TLS Communication with Ghostunnel

What will I cover in this post?

We will learn how to use ghostunnel for the TLS communication between non-TLS client and server.

In this post, I plan on:

  • Explaining what is ghostunnel
  • Explaining how to to configure ghostunnel
  • Explaining advanced security settings

What is ghostunnel?

The ghostunnel site explains it very well:

Ghostunnel is a simple TLS proxy with mutual authentication support for securing non-TLS backend applications.

Ghostunnel is the very simple TLS proxy and you are more then welcomed configure it using this post.

How to to configure ghostunnel?

Download ghostunnel

Download ghostunnel according to the site instructions to the server and to the client hosts.

Select a port for the TLS communication

Let’s select the port for the communication between a server and a client.

The port should not be blocked by firewalls in your organization.

We will use the 8088 port the the post example.

In addition, we will suppose that our server uses 8080 as depicted in the diagram:

Create a server and a client certificates

I have described how to create the SAN certificates in my previous post.

Let’s create the server certificate

The command below will create a pkcs12 Java keystore server.jks with a self-signed SSL certificate:

keytool \
 -keystore server.jks  -storepass protected  -deststoretype pkcs12 \
 -genkeypair -keyalg RSA -validity 365 \
 -dname "CN=<server IP>" \
 -ext "SAN=IP:<server IP>"

Export the server certificate private and public keys

The command below export the private key to the file serverkey.pem:

openssl pkcs12 -in server.jks -nodes -nocerts -out serverkey.pem

You will need to provide the the keystore password (protected).

Enter Import Password:
MAC verified OK

The command below export the public key to the file servercert.pem:

openssl pkcs12 -in server.jks -nokeys -out servercert.pem

You will need to provide the the keystore password (protected).

Enter Import Password:
MAC verified OK

Let’s create the client certificate

The command below will create a pkcs12 Java keystore client.jks with a self-signed SSL certificate:

keytool \
 -keystore client.jks  -storepass protected  -deststoretype pkcs12 \
 -genkeypair -keyalg RSA -validity 365 \
 -dname "CN=<client IP>" \
 -ext "SAN=IP:<client IP>"

Export the client certificate private and public keys

The command below export the private key to the file clientkey.pem:

openssl pkcs12 -in client.jks -nodes -nocerts -out clientkey.pem

You will need to provide the the keystore password (protected).

Enter Import Password:
MAC verified OK

The command below export the public key to the file clientcert.pem:

openssl pkcs12 -in client.jks -nokeys -out clientcert.pem

You will need to provide the the keystore password (protected).

Enter Import Password:
MAC verified OK

Exchange public keys

Copy servercert.pem to the client side and clientcert.pem to the server side.

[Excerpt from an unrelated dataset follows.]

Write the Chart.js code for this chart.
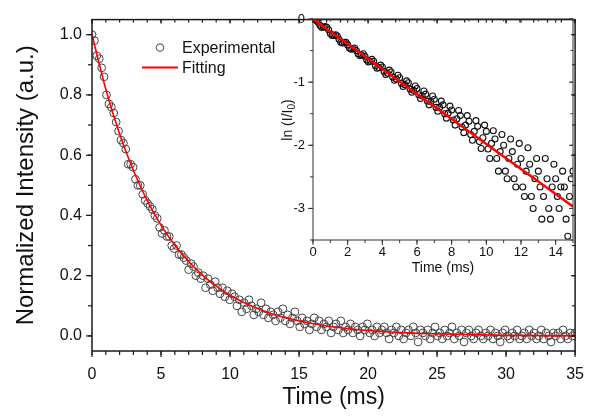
<!DOCTYPE html>
<html>
<head>
<meta charset="utf-8">
<script src="https://cdn.jsdelivr.net/npm/chart.js@4.4.0/dist/chart.umd.min.js"></script>
<style>
  html, body { margin: 0; padding: 0; background: #fff; }
  #wrap { position: relative; width: 598px; height: 419px; }
  #wrap canvas { position: absolute; left: 0; top: 0; }
</style>
</head>
<body>
<div id="wrap">
  <canvas id="mainChart" width="598" height="419"></canvas>
  <canvas id="insetChart" width="598" height="419"></canvas>
</div>
<script>
// main plot: decay, one point every 0.175 ms
const mainStep = 0.175;
const mainIntensity = [
  1.00, 0.98, 0.93, 0.92, 0.89, 0.86, 0.80, 0.77, 0.76, 0.74,
  0.71, 0.68, 0.65, 0.64, 0.62, 0.57, 0.57, 0.56, 0.52, 0.50,
  0.50, 0.47, 0.45, 0.44, 0.43, 0.42, 0.40, 0.39, 0.36, 0.34,
  0.35, 0.33, 0.33, 0.30, 0.29, 0.30, 0.27, 0.27, 0.26, 0.25,
  0.22, 0.24, 0.23, 0.20, 0.21, 0.19, 0.20, 0.16, 0.19, 0.17,
  0.15, 0.18, 0.16, 0.14, 0.16, 0.13, 0.15, 0.12, 0.14, 0.13,
  0.10, 0.12, 0.08, 0.11, 0.09, 0.12, 0.10, 0.07, 0.09, 0.08,
  0.11, 0.07, 0.09, 0.06, 0.08, 0.07, 0.05, 0.08, 0.06, 0.09,
  0.05, 0.07, 0.04, 0.06, 0.08, 0.05, 0.03, 0.06, 0.04, 0.05,
  0.02, 0.04, 0.06, 0.03, 0.05, 0.02, 0.04, 0.03, 0.05, 0.01,
  0.03, 0.04, 0.02, 0.05, 0.01, 0.03, 0.02, 0.04, 0.01, 0.03,
  0.02, 0.00, 0.03, 0.02, 0.04, 0.01, 0.02, 0.00, 0.03, 0.01,
  0.02, 0.03, 0.01, -0.01, 0.02, 0.01, 0.03, 0.00, 0.02, -0.01,
  0.01, 0.02, 0.00, 0.03, 0.01, -0.02, 0.02, 0.01, 0.00, 0.02,
  -0.01, 0.01, 0.03, 0.00, 0.01, -0.01, 0.02, 0.00, 0.01, 0.03,
  -0.01, 0.01, 0.00, 0.02, -0.02, 0.01, 0.02, 0.00, -0.01, 0.01,
  0.02, 0.00, -0.01, 0.01, 0.00, 0.02, -0.01, 0.01, 0.00, -0.02,
  0.01, 0.02, 0.00, -0.01, 0.01, 0.00, 0.02, -0.01, 0.00, 0.01,
  -0.01, 0.02, 0.00, 0.01, -0.01, 0.00, 0.02, -0.01, 0.01, 0.00,
  -0.02, 0.01, 0.00, 0.01, -0.01, 0.02, 0.00, -0.01, 0.01, 0.00,
  0.01
];
const fitTime = [0, 1, 2, 3, 4, 5, 6, 7, 8, 9, 10, 11, 12, 13, 14, 15, 16, 17,
  18, 19, 20, 21, 22, 23, 24, 25, 26, 27, 28, 29, 30, 31, 32, 33, 34, 35];
const fitIntensity = [1.000, 0.819, 0.670, 0.549, 0.449, 0.368, 0.301, 0.247, 0.202,
  0.165, 0.135, 0.111, 0.091, 0.074, 0.061, 0.050, 0.041, 0.033, 0.027, 0.022,
  0.018, 0.015, 0.012, 0.010, 0.008, 0.007, 0.006, 0.005, 0.004, 0.003, 0.002,
  0.002, 0.002, 0.001, 0.001, 0.001];
const xTicks = [0, 5, 10, 15, 20, 25, 30, 35];
const yTicks = [0.0, 0.2, 0.4, 0.6, 0.8, 1.0];

// inset: ln(I/I0), one point every 0.1 ms
const insetStep = 0.1;
const insetLn = [
  0.00, -0.01, -0.02, -0.05, -0.10, -0.13, -0.13, -0.12, -0.13, -0.17,
  -0.23, -0.26, -0.26, -0.25, -0.27, -0.32, -0.37, -0.38, -0.37, -0.37,
  -0.41, -0.46, -0.48, -0.47, -0.46, -0.50, -0.55, -0.58, -0.57, -0.55,
  -0.59, -0.65, -0.68, -0.67, -0.64, -0.67, -0.74, -0.78, -0.77, -0.73,
  -0.76, -0.83, -0.88, -0.86, -0.81, -0.84, -0.92, -0.97, -0.95, -0.89,
  -0.93, -1.02, -1.07, -1.04, -0.98, -1.01, -1.11, -1.16, -1.13, -1.06,
  -1.10, -1.20, -1.26, -1.22, -1.14, -1.19, -1.30, -1.36, -1.31, -1.22,
  -1.27, -1.40, -1.46, -1.40, -1.30, -1.36, -1.50, -1.57, -1.49, -1.38,
  -1.44, -1.60, -1.68, -1.58, -1.45, -1.53, -1.71, -1.80, -1.68, -1.53,
  -1.62, -1.83, -1.92, -1.78, -1.61, -1.70, -1.94, -2.05, -1.88, -1.68,
  -1.78, -2.06, -2.21, -1.97, -1.77, -1.90, -2.21, -2.41, -2.10, -1.83,
  -2.00, -2.41, -2.53, -2.21, -1.90, -2.10, -2.53, -2.66, -2.30, -1.97,
  -2.21, -2.66, -2.81, -2.41, -2.04, -2.30, -2.81, -3.00, -2.53, -2.21,
  -2.41, -2.66, -3.17, -2.81, -2.21, -2.53, -3.00, -3.17, -2.66, -2.30,
  -2.53, -2.81, -3.00, -2.66, -2.41, -2.66, -3.17, -3.44, -2.81, -2.53,
  -2.41
];
const insetFitTime = [0, 15];
const insetFitLn = [0, -2.97];
const insetXTicks = [0, 2, 4, 6, 8, 10, 12, 14];
const insetYTicks = [0, -1, -2, -3];

const FONT = '"Liberation Sans", Arial, sans-serif';
Chart.defaults.font.family = FONT;
Chart.defaults.color = '#111';

// box frame with Origin style ticks (out on bottom/left, in on top/right)
const framePlugin = {
  id: 'frame',
  afterDatasetsDraw(chart, args, o) {
    const { ctx, chartArea: a } = chart;
    const xs = chart.scales.x, ys = chart.scales.y;
    ctx.save();
    ctx.strokeStyle = o.color;
    ctx.lineWidth = o.tickWidth;
    const line = (x1, y1, x2, y2) => { ctx.beginPath(); ctx.moveTo(x1, y1); ctx.lineTo(x2, y2); ctx.stroke(); };
    const eachX = (step, fn) => { for (let v = xs.min; v <= xs.max + 1e-9; v += step) fn(xs.getPixelForValue(v)); };
    const eachY = (step, fn) => {
      const start = Math.ceil(ys.min / step - 1e-9) * step;
      for (let v = start; v <= ys.max + 1e-9; v += step) fn(ys.getPixelForValue(v));
    };
    eachX(o.xMinor, px => { line(px, a.bottom, px, a.bottom + o.outMinor); line(px, a.top, px, a.top + o.inMinor); });
    eachX(o.xMajor, px => { line(px, a.bottom, px, a.bottom + o.outMajor); line(px, a.top, px, a.top + o.inMajor); });
    eachY(o.yMinor, py => { line(a.left, py, a.left - o.outMinor, py); line(a.right, py, a.right - o.inMinor, py); });
    eachY(o.yMajor, py => { line(a.left, py, a.left - o.outMajor, py); line(a.right, py, a.right - o.inMajor, py); });
    ctx.lineWidth = o.width;
    ctx.strokeRect(a.left, a.top, a.right - a.left, a.bottom - a.top);
    ctx.restore();
  }
};

// legend inside the main plot
const legendPlugin = {
  id: 'innerLegend',
  afterDraw(chart) {
    const { ctx, chartArea: a } = chart;
    const ds = chart.data.datasets;
    const x0 = a.left + 50, y0 = a.top + 28;
    ctx.save();
    ctx.font = '16px ' + FONT;
    ctx.fillStyle = '#111';
    ctx.textBaseline = 'middle';
    ctx.strokeStyle = ds[0].borderColor;
    ctx.lineWidth = 1;
    ctx.beginPath(); ctx.arc(x0 + 18, y0, 3.8, 0, Math.PI * 2); ctx.stroke();
    ctx.fillText(ds[0].label, x0 + 40, y0 + 1);
    ctx.strokeStyle = ds[1].borderColor;
    ctx.lineWidth = 2;
    ctx.beginPath(); ctx.moveTo(x0, y0 + 20); ctx.lineTo(x0 + 36, y0 + 20); ctx.stroke();
    ctx.fillText(ds[1].label, x0 + 40, y0 + 21);
    ctx.restore();
  }
};

// inset y title with subscript 0
const insetTitlePlugin = {
  id: 'insetTitle',
  afterDraw(chart) {
    const { ctx, chartArea: a } = chart;
    ctx.save();
    ctx.translate(a.left - 26, a.top + 101);
    ctx.rotate(-Math.PI / 2);
    ctx.fillStyle = '#111';
    ctx.textBaseline = 'alphabetic';
    const big = '14px ' + FONT, small = '10px ' + FONT;
    ctx.font = big;
    const p1 = 'ln (I/I', p3 = ')';
    const w1 = ctx.measureText(p1).width, w3 = ctx.measureText(p3).width;
    ctx.font = small;
    const w2 = ctx.measureText('0').width;
    let x = -(w1 + w2 + w3) / 2;
    ctx.font = big; ctx.fillText(p1, x, 5); x += w1;
    ctx.font = small; ctx.fillText('0', x, 8); x += w2;
    ctx.font = big; ctx.fillText(p3, x, 5);
    ctx.restore();
  }
};

const mainPoints = mainIntensity.map((v, i) => ({ x: i * mainStep, y: v }));
const fitPoints = fitTime.map((t, i) => ({ x: t, y: fitIntensity[i] }));

new Chart(document.getElementById('mainChart'), {
  type: 'scatter',
  data: {
    datasets: [
      { label: 'Experimental', data: mainPoints, pointStyle: 'circle', pointRadius: 3.9,
        borderColor: '#444', backgroundColor: 'rgba(255,255,255,0)', borderWidth: 1, order: 2 },
      { label: 'Fitting', type: 'line', data: fitPoints, borderColor: '#ff0000', borderWidth: 1.6,
        pointRadius: 0, cubicInterpolationMode: 'monotone', fill: false, order: 1 }
    ]
  },
  options: {
    responsive: false, animation: false, events: [],
    layout: { padding: { top: 10, right: 15, left: 0, bottom: 0 } },
    plugins: {
      legend: { display: false }, tooltip: { enabled: false },
      frame: { color: '#1a1a1a', width: 1.5, tickWidth: 1.2, xMajor: 5, xMinor: 1, yMajor: 0.2, yMinor: 0.1,
        outMajor: 6, outMinor: 4, inMajor: 4, inMinor: 3 }
    },
    scales: {
      x: {
        type: 'linear', min: 0, max: 35,
        afterBuildTicks: s => { s.ticks = xTicks.map(v => ({ value: v })); },
        afterFit: s => { s.height = 68; },
        grid: { display: false, drawTicks: false }, border: { display: false },
        ticks: { font: { size: 16 }, padding: 14, maxRotation: 0, autoSkip: false, callback: v => String(v) },
        title: { display: true, text: 'Time (ms)', font: { size: 23 }, padding: { top: 0, bottom: 8 } }
      },
      y: {
        type: 'linear', min: -0.05, max: 1.05,
        afterBuildTicks: s => { s.ticks = yTicks.map(v => ({ value: v })); },
        afterFit: s => { s.width = 92; },
        grid: { display: false, drawTicks: false }, border: { display: false },
        ticks: { font: { size: 16 }, padding: 10, autoSkip: false, callback: v => v.toFixed(1) },
        title: { display: true, text: 'Normalized Intensity (a.u.)', font: { size: 24 }, padding: { top: 12, bottom: 0 } }
      }
    }
  },
  plugins: [framePlugin, legendPlugin]
});

const insetPoints = insetLn.map((v, i) => ({ x: i * insetStep, y: v }));
const insetFitPoints = insetFitTime.map((t, i) => ({ x: t, y: insetFitLn[i] }));

new Chart(document.getElementById('insetChart'), {
  type: 'scatter',
  data: {
    datasets: [
      { label: 'ln', data: insetPoints, pointStyle: 'circle', pointRadius: 3,
        borderColor: '#111', backgroundColor: 'rgba(255,255,255,0)', borderWidth: 1.1, order: 2 },
      { label: 'fit', type: 'line', data: insetFitPoints, borderColor: '#ff0000', borderWidth: 2.5,
        pointRadius: 0, fill: false, order: 1 }
    ]
  },
  options: {
    responsive: false, animation: false, events: [],
    layout: { padding: { top: 19, right: 25, left: 278, bottom: 139 } },
    plugins: {
      legend: { display: false }, tooltip: { enabled: false },
      frame: { color: '#333', width: 1, tickWidth: 1, xMajor: 2, xMinor: 1, yMajor: 1, yMinor: 0.5,
        outMajor: 5, outMinor: 3, inMajor: 4, inMinor: 2.5 }
    },
    scales: {
      x: {
        type: 'linear', min: 0, max: 15,
        afterBuildTicks: s => { s.ticks = insetXTicks.map(v => ({ value: v })); },
        afterFit: s => { s.height = 40; },
        grid: { display: false, drawTicks: false }, border: { display: false },
        ticks: { font: { size: 13 }, padding: 5, maxRotation: 0, autoSkip: false, callback: v => String(v) },
        title: { display: true, text: 'Time (ms)', font: { size: 14 }, padding: { top: 0, bottom: 3 } }
      },
      y: {
        type: 'linear', min: -3.5, max: 0,
        afterBuildTicks: s => { s.ticks = insetYTicks.map(v => ({ value: v })); },
        afterFit: s => { s.width = 35; },
        grid: { display: false, drawTicks: false }, border: { display: false },
        ticks: { font: { size: 13 }, padding: 8, autoSkip: false, callback: v => String(v) },
        title: { display: false }
      }
    }
  },
  plugins: [framePlugin, insetTitlePlugin]
});
</script>
</body>
</html>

Starting ghostunnel in the server mode

Start the server simulation

Start the server simulation on port 8080 using Netcat:

nc -l localhost 8080

Start ghostunnel

Start ghostunnel using the command:

./ghostunnel server \
 --listen <server IP>:8088 \
 --target localhost:8080 \
 --key=./serverkey.pem \
 --cert=./servercert.pem \
 --cacert=./clientcert.pem --allow-all

You will see that ghostunnel successfully started in logs:

[7093] 2020/07/30 05:52:53.377716 starting ghostunnel in server mode
[7093] 2020/07/30 05:52:53.380213 using target address localhost:8080
[7093] 2020/07/30 05:52:53.380324 listening for connections on <server IP>:8088

Starting ghostunnel in the client mode

Start ghostunnel using the command:

./ghostunnel client \
 --listen localhost:9999 \
 --target <server IP>:8088 \
 --key=./clientkey.pem \
 --cert=./clientcert.pem \
 --cacert=./servercert.pem

Ghostunnel listens locally on port 9999. You will see that ghostunnel successfully started in logs:

[6836] 2020/07/30 05:57:43.894659 starting ghostunnel in client mode
[6836] 2020/07/30 05:57:43.896104 using target address <server IP>:8088
[6836] 2020/07/30 05:57:43.899389 listening for connections on localhost:9999

Test communication

Start the server simulation

Start the client simulation using Netcat:

nc -v localhost 9999

Type on the client side

nc -v localhost 9999
Ncat: Connected to 127.0.0.1:9999.
hello ghostunnel

Verify on the the server side

nc -l localhost 8080
hello ghostunnel

Congratulations! You successfully connected your client and server using TLS!

Advanced security settings

Prevent usage of AES_128 ciphers

Configure --cipher-suites CHACHA if you want to prevent usage of AES_128 ciphers for the communication.

Allow only specific client certificates

Do not configure --allow-all on the server side. Configure the following --allow-cn, --allow-ou, --allow-dns or --allow-uri.

Take-aways

You should now have a knowledge of what is ghostunnel and how to configure it.